Joe's View

Joe's View

With Joe Meyers, entertainment writer

Not seeing can be believing, too

The record-breaking grosses scored by “Cloverfield” this weekend are encouraging when it comes to the present status of the horror movie.
Instead of the silly, gruesome superstitions of the many Japanese-derived scare pictures of recent vintage, or the torture porn of the “Saw” and “Hostel” derivatives, the new Paramount release has virtually no gore. Indeed, it landed an unrestricted PG-13 rating.
The movie proves yet again how much more interesting it is to be scared by suggestion rather than by blatant displays of graphic violence.

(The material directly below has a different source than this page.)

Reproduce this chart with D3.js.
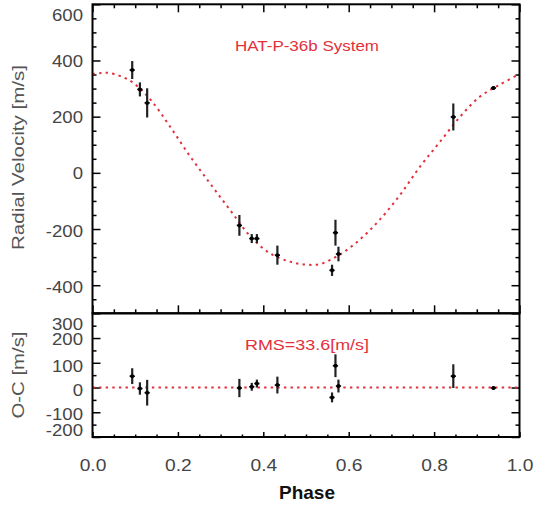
<!DOCTYPE html>
<html>
<head>
<meta charset="utf-8">
<script src="https://cdn.jsdelivr.net/npm/d3@7"></script>
<style>
  html, body { margin: 0; padding: 0; background: #fff; }
  svg { display: block; font-family: "Liberation Sans", Arial, Helvetica, sans-serif; }
</style>
</head>
<body>
<svg id="chart" width="534" height="508"></svg>
<script>
// ---------------- data ----------------
const phase  = [0.093, 0.111, 0.128, 0.344, 0.373, 0.385, 0.433, 0.561, 0.569, 0.576, 0.845, 0.939];
const rv     = [366, 297, 249, -187, -234, -234, -293, -347, -213, -289, 199, 302];
const rvErr  = [32, 25, 52, 37, 16, 16, 34, 20, 46, 26, 48, 7];
const resid  = [46, -4, -21, -2, 3, 16, 10, -40, 88, 6, 46, -2];

const modelPhase = [0, 0.02, 0.041, 0.088, 0.135, 0.181, 0.228, 0.275, 0.322, 0.369, 0.415, 0.462, 0.494,
                    0.532, 0.578, 0.625, 0.672, 0.720, 0.767, 0.814, 0.861, 0.907, 0.954, 1.0];
const modelRV    = [352, 355, 355, 328, 262, 166, 60, -37, -132, -225, -286, -316, -326,
                    -325, -292, -239, -168, -79, 22, 111, 200, 271, 314, 352];

const zeroPhase = [0, 1];
const zeroVal   = [0, 0];

const xMajor    = [0, 0.2, 0.4, 0.6, 0.8, 1.0];
const xLabels   = ["0.0", "0.2", "0.4", "0.6", "0.8", "1.0"];
const xMinor    = [0.05,0.1,0.15,0.25,0.3,0.35,0.45,0.5,0.55,0.65,0.7,0.75,0.85,0.9,0.95];
const yTopMajor = [-400, -200, 0, 200, 400, 600];
const yTopMinor = [-450,-350,-300,-250,-150,-100,-50,50,100,150,250,300,350,450,500,550];
const yBotMajor = [-200, -100, 0, 100, 200, 300];
const yBotMinor = [-150, -50, 50, 150, 250];

const titleText = "HAT-P-36b System";
const rmsText   = "RMS=33.6[m/s]";
const yTopTitle = "Radial Velocity [m/s]";
const yBotTitle = "O-C [m/s]";
const xTitle    = "Phase";

// ---------------- layout ----------------
const L = 92.5, R = 519.5, T1 = 4.3, B1 = 313.3, B2 = 437;
const RED = "#e2303b", LBL = "#454545";

const svg = d3.select("#chart");
const x    = d3.scaleLinear().domain([0, 1]).range([L, R]);
const yTop = d3.scaleLinear().domain([-500, 600]).range([B1, T1]);
const yBot = d3.scaleLinear().domain([-200, 300]).range([B2, B1]);

function stretch(sel, f) {
  sel.each(function () {
    const l = this.getComputedTextLength();
    d3.select(this).attr("textLength", l * f).attr("lengthAdjust", "spacingAndGlyphs");
  });
}
function styleAxis(g, fontSize) {
  g.select(".domain").remove();
  g.selectAll(".tick line").attr("stroke", "#000").attr("stroke-width", 1.5);
  g.selectAll("text").attr("fill", LBL).style("font-size", fontSize + "px")
    .style("font-family", "'Liberation Sans', Arial, sans-serif");
}
const plainInt = (d) => String(d);   // hyphen-minus, as in the reference

function drawAxes(y, major, minor, top, bottom, minLenX, majLenX, labelsY, labelsX, yOffsets) {
  // left
  const gl = svg.append("g").attr("transform", `translate(${L},0)`)
    .call(d3.axisLeft(y).tickValues(major).tickSizeInner(-8).tickSizeOuter(0).tickPadding(9.5)
      .tickFormat(labelsY ? plainInt : ""));
  styleAxis(gl, 16);
  if (labelsY) {
    gl.selectAll("text").attr("dy", (d) => (yOffsets[d] !== undefined ? yOffsets[d] : 1.8) + 5.4 + "px");
    stretch(gl.selectAll("text"), 1.16);
  }
  const glm = svg.append("g").attr("transform", `translate(${L},0)`)
    .call(d3.axisLeft(y).tickValues(minor).tickSizeInner(-4).tickSizeOuter(0).tickFormat(""));
  styleAxis(glm, 16);
  // right
  const gr = svg.append("g").attr("transform", `translate(${R},0)`)
    .call(d3.axisRight(y).tickValues(major).tickSizeInner(-8).tickSizeOuter(0).tickFormat(""));
  styleAxis(gr, 16);
  const grm = svg.append("g").attr("transform", `translate(${R},0)`)
    .call(d3.axisRight(y).tickValues(minor).tickSizeInner(-4).tickSizeOuter(0).tickFormat(""));
  styleAxis(grm, 16);
  // top (ticks downward)
  if (top !== null) {
    const gt = svg.append("g").attr("transform", `translate(0,${top})`)
      .call(d3.axisTop(x).tickValues(xMajor).tickSizeInner(-majLenX).tickSizeOuter(0).tickFormat(""));
    styleAxis(gt, 16);
    const gtm = svg.append("g").attr("transform", `translate(0,${top})`)
      .call(d3.axisTop(x).tickValues(xMinor).tickSizeInner(-minLenX).tickSizeOuter(0).tickFormat(""));
    styleAxis(gtm, 16);
  }
  // bottom (ticks upward)
  const gb = svg.append("g").attr("transform", `translate(0,${bottom})`)
    .call(d3.axisBottom(x).tickValues(xMajor).tickSizeInner(-majLenX).tickSizeOuter(0).tickPadding(22.5)
      .tickFormat(labelsX ? (d, i) => xLabels[i] : ""));
  styleAxis(gb, 16);
  if (labelsX) stretch(gb.selectAll("text"), 1.2);
  const gbm = svg.append("g").attr("transform", `translate(0,${bottom})`)
    .call(d3.axisBottom(x).tickValues(xMinor).tickSizeInner(-minLenX).tickSizeOuter(0).tickFormat(""));
  styleAxis(gbm, 16);
}

// ---------------- top panel ----------------
drawAxes(yTop, yTopMajor, yTopMinor, T1, B1, 4, 8, true, false, { 600: 10.7, 400: 0.8, 200: 0.5, 0: 0.5 });

const line = d3.line().curve(d3.curveCatmullRom.alpha(0.5));
svg.append("path")
  .attr("d", line(modelPhase.map((p, i) => [x(p), yTop(modelRV[i])])))
  .attr("fill", "none").attr("stroke", RED).attr("stroke-width", 2)
  .attr("stroke-dasharray", "2.4,4.2");

function drawPoints(y, vals) {
  const g = svg.append("g");
  phase.forEach((p, i) => {
    g.append("line").attr("x1", x(p)).attr("x2", x(p))
      .attr("y1", y(vals[i] - rvErr[i])).attr("y2", y(vals[i] + rvErr[i]))
      .attr("stroke", "#222").attr("stroke-width", 2.2);
    g.append("line").attr("x1", x(p) - 2.6).attr("x2", x(p) + 2.6)
      .attr("y1", y(vals[i])).attr("y2", y(vals[i]))
      .attr("stroke", "#000").attr("stroke-width", 1.6);
    g.append("circle").attr("cx", x(p)).attr("cy", y(vals[i])).attr("r", 2).attr("fill", "#000");
  });
}
drawPoints(yTop, rv);

// ---------------- bottom panel ----------------
drawAxes(yBot, yBotMajor, yBotMinor, null, B2, 2.5, 5, true, true, { 300: 10.5, 200: 1.5, 100: 3.7, 0: 2.6, "-100": 2.2, "-200": -7 });

svg.append("path")
  .attr("d", d3.line()(zeroPhase.map((p, i) => [x(p), yBot(zeroVal[i])])))
  .attr("fill", "none").attr("stroke", RED).attr("stroke-width", 2)
  .attr("stroke-dasharray", "2.4,4.2");
drawPoints(yBot, resid);

// frames
svg.append("rect").attr("x", L).attr("y", T1).attr("width", R - L).attr("height", B1 - T1)
  .attr("fill", "none").attr("stroke", "#000").attr("stroke-width", 2);
svg.append("rect").attr("x", L).attr("y", B1).attr("width", R - L).attr("height", B2 - B1)
  .attr("fill", "none").attr("stroke", "#000").attr("stroke-width", 2);

// ---------------- texts ----------------
svg.append("text").attr("x", 307).attr("y", 50.6).attr("text-anchor", "middle")
  .attr("fill", RED).style("font-size", "15px").text(titleText)
  .attr("textLength", 144).attr("lengthAdjust", "spacingAndGlyphs");
svg.append("text").attr("x", 307).attr("y", 349.5).attr("text-anchor", "middle")
  .attr("fill", RED).style("font-size", "15.5px").text(rmsText)
  .attr("textLength", 124).attr("lengthAdjust", "spacingAndGlyphs");

svg.append("text").attr("transform", "translate(24,157.5) rotate(-90)").attr("text-anchor", "middle")
  .attr("fill", "#555").style("font-size", "16px").text(yTopTitle)
  .attr("textLength", 185).attr("lengthAdjust", "spacingAndGlyphs");
svg.append("text").attr("transform", "translate(24,375) rotate(-90)").attr("text-anchor", "middle")
  .attr("fill", "#555").style("font-size", "16px").text(yBotTitle)
  .attr("textLength", 87).attr("lengthAdjust", "spacingAndGlyphs");

svg.append("text").attr("x", 307).attr("y", 499).attr("text-anchor", "middle")
  .attr("fill", "#111").style("font-size", "19px").style("font-weight", "bold").text(xTitle)
  .attr("textLength", 56).attr("lengthAdjust", "spacingAndGlyphs");
</script>
</body>
</html>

Just as Steven Spielberg got his biggest jolts in “Jaws” when we couldn’t see the shark, “Cloverfield” is scariest when we can’t quite see the monster(s).
The glimpses of local TV newscasters trying to figure out what is happening while it is happening are also very effective.
“Cloverfield” mixes the found-footage format of the 1999 blockbuster “The Blair Witch Project” with elements of the dramatically shaped MTV reality series “The Real World” and “The Hills” into a genuine post-9/11 horror story set in Manhattan as chaos erupts from the arrival of some sort of giant monster.
Producer J.J. Abrams has tapped into the anxiety that kids both inside and outside of the New York metro area must have felt as their parents tried to come to terms with what was going on in Manhattan on that terrible morning seven years ago.
Just as my generation sat through so many 1950s and ’60s horror pictures that derived their power from unspoken nuclear war anxiety, the current teen demographic is being touched in almost subliminal ways by this devilishly clever little film.
In 2001, many people remarked on the way that Manhattan had the feel of a disaster movie on 9/11, but up until now, no fictional filmmaker has used that widespread cultural comment as the basis for a horror movie.
“United 93” and “World Trade Center” were sober attempts to deal with the actual events of 9/11. “Cloverfield” taps into unresolved fears that something bigger and worse might still be in store for Manhattan, so there will be people who find the picture to be an offensive exploitation of continuing terrorist anxiety.
Because our perspective is so limited in the film — we see only what was captured by one videographer at a downtown going away party interrupted by the arrival of some sort of vaguely indicated “creature” — the audience is placed in precisely the same position as the characters in the film.
Kids who compulsively record their own lives with cellphone cameras will find the visual style of the movie to be completely realistic.
“Cloverfield” eventually starts to feel contrived as the characters take unbelievable risks with unbelievable speed (in terms of New York City geography) but the movie delves into real modern day anxieties in a way that no other contemporary horror picture has dared.